Obligado a la exposición de su cuerpo a la muerte, en esta guerra hemos visto cómo le es arrebatado al varón su responsabilidad para con la progenie y su derecho a la membresía familiar, asentando así las bases de una sociedad que antepone la vida de mujeres, ancianos y niños frente a la del «macho social». Hemos visto también cómo las mujeres devienen pasto sexual de la manada violenta y pérfida de soldados adiestrados en la violación del seno materno, contraviniendo la máxima de supervivencia de los valores de una sociedad sofisticada. Lo mismo ocurre con la fragilidad de la infancia frente a las mafias. Cada día asistimos a la destrucción de la arquitectura mayúscula, aquella que comprende los planos técnicos con las hojas de ruta de una sociedad ávida de conocimiento y bienestar. Vemos –y veremos– cada día el rito funerario expulsado a la periferia de los espacios sagrados en un ejercicio a la deriva del requisito existencial de entregarnos sepultura. También vemos definido con extravagante nitidez el horror y la masacre. Observamos al presidente Volodímir Zelenski ahogando la emoción en esta miseria mientras insertamos en nuestros hábitos domésticos esta nueva tesitura; tras ello, terminamos de cenar y nos lavamos los dientes.

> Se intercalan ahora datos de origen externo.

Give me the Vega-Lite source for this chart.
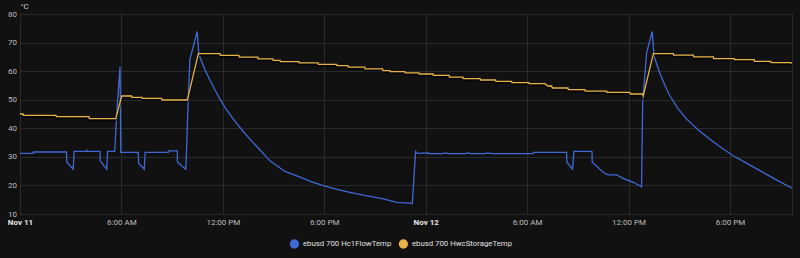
{
  "$schema": "https://vega.github.io/schema/vega-lite/v6.json",
  "autosize": "none",
  "width": 772,
  "height": 200,
  "padding": {"left": 20, "top": 14, "right": 8, "bottom": 44},
  "background": "#111111",
  "config": {
    "font": "Roboto",
    "view": {"stroke": "#2a2a2a", "strokeWidth": 1},
    "axis": {"gridColor": "#2a2a2a", "gridWidth": 1, "domain": false, "ticks": false, "labelFont": "Roboto", "labelFontSize": 8, "labelColor": "#bdbdbd"}
  },
  "datasets": {
    "flow": [
      {"h": 0, "v": 31.2}, {"h": 0.783, "v": 31.2}, {"h": 0.8, "v": 31.7}, {"h": 2.75, "v": 31.7},
      {"h": 2.767, "v": 28.1}, {"h": 3.15, "v": 25.7}, {"h": 3.2, "v": 31.9}, {"h": 3.917, "v": 31.9},
      {"h": 3.95, "v": 32.3}, {"h": 4, "v": 31.9}, {"h": 4.733, "v": 31.9}, {"h": 4.75, "v": 28.6},
      {"h": 5.133, "v": 25.7}, {"h": 5.183, "v": 31.9}, {"h": 5.6, "v": 31.9}, {"h": 5.75, "v": 47.5},
      {"h": 5.917, "v": 61.5}, {"h": 5.967, "v": 31.6}, {"h": 7, "v": 31.6}, {"h": 7.017, "v": 27.8},
      {"h": 7.35, "v": 25.7}, {"h": 7.4, "v": 31.6}, {"h": 8.767, "v": 31.6}, {"h": 8.783, "v": 32.1},
      {"h": 9.3, "v": 32.1}, {"h": 9.317, "v": 28.1}, {"h": 9.8, "v": 25.7}, {"h": 9.833, "v": 29.0},
      {"h": 9.933, "v": 47.0}, {"h": 10.05, "v": 64.1}, {"h": 10.483, "v": 73.9}, {"h": 10.583, "v": 65.8},
      {"h": 10.943, "v": 60.5}, {"h": 11.239, "v": 56.8}, {"h": 11.535, "v": 53.4}, {"h": 11.831, "v": 50.2},
      {"h": 12.227, "v": 46.4}, {"h": 12.618, "v": 43.2}, {"h": 13.115, "v": 39.5}, {"h": 13.606, "v": 36.2},
      {"h": 14.197, "v": 32.4}, {"h": 14.789, "v": 28.6}, {"h": 15.676, "v": 24.9}, {"h": 16.563, "v": 22.9},
      {"h": 17.214, "v": 21.3}, {"h": 17.942, "v": 19.9}, {"h": 18.693, "v": 18.7}, {"h": 19.521, "v": 17.6},
      {"h": 20.468, "v": 16.4}, {"h": 21.491, "v": 15.3}, {"h": 22.284, "v": 14.1}, {"h": 23.07, "v": 13.8},
      {"h": 23.206, "v": 13.6}, {"h": 23.4, "v": 31.9}, {"h": 23.5, "v": 31.2}, {"h": 24.167, "v": 31.4},
      {"h": 24.25, "v": 31.1}, {"h": 25, "v": 31.1}, {"h": 25.167, "v": 31.4}, {"h": 25.333, "v": 31.1},
      {"h": 26.333, "v": 31.1}, {"h": 26.5, "v": 31.4}, {"h": 26.667, "v": 31.1}, {"h": 27.5, "v": 31.1},
      {"h": 27.667, "v": 31.4}, {"h": 27.917, "v": 31.1}, {"h": 30.367, "v": 31.1}, {"h": 30.383, "v": 31.6},
      {"h": 32.333, "v": 31.6}, {"h": 32.35, "v": 28.1}, {"h": 32.683, "v": 25.7}, {"h": 32.767, "v": 31.9},
      {"h": 33.833, "v": 31.9}, {"h": 33.85, "v": 28.1}, {"h": 34.5, "v": 24.6}, {"h": 34.783, "v": 23.7},
      {"h": 35.3, "v": 23.7}, {"h": 35.667, "v": 22.5}, {"h": 36.283, "v": 21.1}, {"h": 36.717, "v": 19.7},
      {"h": 36.767, "v": 19.5}, {"h": 36.833, "v": 49.0}, {"h": 37.067, "v": 66.4}, {"h": 37.4, "v": 73.9},
      {"h": 37.504, "v": 65.2}, {"h": 37.858, "v": 59.2}, {"h": 38.154, "v": 55.0}, {"h": 38.45, "v": 51.3},
      {"h": 38.923, "v": 46.9}, {"h": 39.438, "v": 43.2}, {"h": 40.106, "v": 39.5}, {"h": 40.816, "v": 36.2},
      {"h": 41.467, "v": 33.3}, {"h": 42.195, "v": 30.4}, {"h": 42.946, "v": 27.9}, {"h": 43.774, "v": 25.2},
      {"h": 44.661, "v": 22.2}, {"h": 45.667, "v": 19.0}
    ],
    "storage": [
      {"h": 0, "v": 45.0}, {"h": 0.183, "v": 45.0}, {"h": 0.2, "v": 44.5}, {"h": 2.133, "v": 44.5},
      {"h": 2.15, "v": 44.1}, {"h": 4.083, "v": 44.1}, {"h": 4.1, "v": 43.4}, {"h": 5.667, "v": 43.4},
      {"h": 6.017, "v": 51.3}, {"h": 6.6, "v": 51.3}, {"h": 6.617, "v": 50.8}, {"h": 7.217, "v": 50.8},
      {"h": 7.233, "v": 50.5}, {"h": 8.383, "v": 50.5}, {"h": 8.4, "v": 49.9}, {"h": 9.9, "v": 49.9},
      {"h": 10.55, "v": 66.1}, {"h": 11.833, "v": 66.1}, {"h": 11.85, "v": 65.5}, {"h": 12.95, "v": 65.5},
      {"h": 12.967, "v": 64.9}, {"h": 14.067, "v": 64.9}, {"h": 14.083, "v": 64.3}, {"h": 14.967, "v": 64.3},
      {"h": 14.983, "v": 63.8}, {"h": 15.383, "v": 63.8}, {"h": 15.4, "v": 63.3}, {"h": 16.5, "v": 63.3},
      {"h": 16.517, "v": 62.9}, {"h": 17.633, "v": 62.9}, {"h": 17.65, "v": 62.4}, {"h": 18.733, "v": 62.4},
      {"h": 18.75, "v": 61.9}, {"h": 19.4, "v": 61.9}, {"h": 19.417, "v": 61.4}, {"h": 20.4, "v": 61.4},
      {"h": 20.417, "v": 60.8}, {"h": 21.45, "v": 60.8}, {"h": 21.467, "v": 60.2}, {"h": 21.883, "v": 60.2},
      {"h": 21.9, "v": 59.8}, {"h": 22.767, "v": 59.8}, {"h": 22.783, "v": 59.4}, {"h": 23.6, "v": 59.4},
      {"h": 23.617, "v": 59.0}, {"h": 24.433, "v": 59.0}, {"h": 24.45, "v": 58.5}, {"h": 25.383, "v": 58.5},
      {"h": 25.4, "v": 57.9}, {"h": 26.2, "v": 57.9}, {"h": 26.217, "v": 57.35}, {"h": 27.217, "v": 57.35},
      {"h": 27.233, "v": 56.9}, {"h": 28.133, "v": 56.9}, {"h": 28.15, "v": 56.4}, {"h": 29.083, "v": 56.4},
      {"h": 29.1, "v": 55.96}, {"h": 30.1, "v": 55.96}, {"h": 30.117, "v": 55.6}, {"h": 31.05, "v": 55.6},
      {"h": 31.217, "v": 54.8}, {"h": 31.45, "v": 54.8}, {"h": 31.483, "v": 54.1}, {"h": 32.417, "v": 54.1},
      {"h": 32.433, "v": 53.5}, {"h": 33.417, "v": 53.5}, {"h": 33.433, "v": 53.0}, {"h": 34.7, "v": 53.0},
      {"h": 34.717, "v": 52.6}, {"h": 36.083, "v": 52.6}, {"h": 36.1, "v": 52.0}, {"h": 36.833, "v": 52.0},
      {"h": 36.867, "v": 51.3}, {"h": 37.467, "v": 66.1}, {"h": 38.65, "v": 66.1}, {"h": 38.667, "v": 65.6},
      {"h": 39.833, "v": 65.6}, {"h": 39.85, "v": 65.0}, {"h": 41.017, "v": 65.0}, {"h": 41.033, "v": 64.4},
      {"h": 42.25, "v": 64.4}, {"h": 42.267, "v": 64.0}, {"h": 43.433, "v": 64.0}, {"h": 43.45, "v": 63.4},
      {"h": 44.417, "v": 63.4}, {"h": 44.433, "v": 63.0}, {"h": 45.6, "v": 63.0}, {"h": 45.65, "v": 62.6}
    ]
  },
  "encoding": {
    "x": {
      "field": "h", "type": "quantitative",
      "scale": {"domain": [0, 45.667], "nice": false, "zero": false},
      "axis": {
        "title": null,
        "values": [0, 6, 12, 18, 24, 30, 36, 42],
        "labelExpr": "datum.value == 0 ? 'Nov 11' : datum.value == 24 ? 'Nov 12' : (datum.value % 24 == 6 ? '6:00 AM' : datum.value % 24 == 12 ? '12:00 PM' : '6:00 PM')",
        "labelFontWeight": {"condition": {"test": "datum.value % 24 == 0", "value": "bold"}, "value": "normal"},
        "labelColor": {"condition": {"test": "datum.value % 24 == 0", "value": "#e6e6e6"}, "value": "#bdbdbd"},
        "labelPadding": 4,
        "labelOverlap": false,
        "labelFlush": false
      }
    },
    "y": {
      "field": "v", "type": "quantitative",
      "scale": {"domain": [10, 80], "nice": false, "zero": false},
      "axis": {
        "values": [10, 20, 30, 40, 50, 60, 70, 80],
        "title": "°C",
        "titleAngle": 0,
        "titleAlign": "left",
        "titleBaseline": "middle",
        "titleX": 0,
        "titleY": -8,
        "titleFont": "Roboto",
        "titleFontSize": 8,
        "titleFontWeight": "normal",
        "titleColor": "#cfcfcf",
        "labelPadding": 3.5
      }
    }
  },
  "layer": [
    {
      "data": {"name": "flow"},
      "mark": {"type": "line", "strokeWidth": 1.3, "clip": true},
      "encoding": {
        "color": {
          "datum": "ebusd 700 Hc1FlowTemp", "type": "nominal",
          "scale": {"domain": ["ebusd 700 Hc1FlowTemp", "ebusd 700 HwcStorageTemp"], "range": ["#4169d6", "#e8b447"]},
          "legend": {
            "title": null,
            "orient": "none",
            "direction": "horizontal",
            "legendX": 269.4,
            "legendY": 225,
            "padding": 0,
            "gridAlign": "none",
            "symbolType": "circle",
            "symbolSize": 86,
            "symbolStrokeWidth": 0,
            "labelFont": "Roboto",
            "labelFontSize": 7.8,
            "labelColor": "#e0e0e0",
            "labelOffset": 3.5,
            "columnPadding": 7,
            "encode": {"symbols": {"update": {"fill": {"scale": "color", "field": "value"}, "fillOpacity": {"value": 1}}}}
          }
        }
      }
    },
    {
      "data": {"name": "storage"},
      "mark": {"type": "line", "strokeWidth": 2, "clip": true, "color": "#000000", "opacity": 0.6, "yOffset": 1.6}
    },
    {
      "data": {"name": "storage"},
      "mark": {"type": "line", "strokeWidth": 1.3, "clip": true},
      "encoding": {"color": {"datum": "ebusd 700 HwcStorageTemp", "type": "nominal"}}
    }
  ]
}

La exposición a estas escenas, sujetas a un protocolo profesional, es una vicisitud comunicacional que obedece a la realidad que vive el mundo; es la muerte moribunda la que debemos apartar de nuestra vivencia, implicándonos en una reflexión filosófica que sacie con cordura el desasosiego intelectual que nos imbuye. Toca destilar la tristeza de una brutal repugnancia y toca grabar en nuestra memoria el llanto ucraniano. Sentir el latido social, ser testigos vivos del sendero de cada lágrima de sus cadáveres.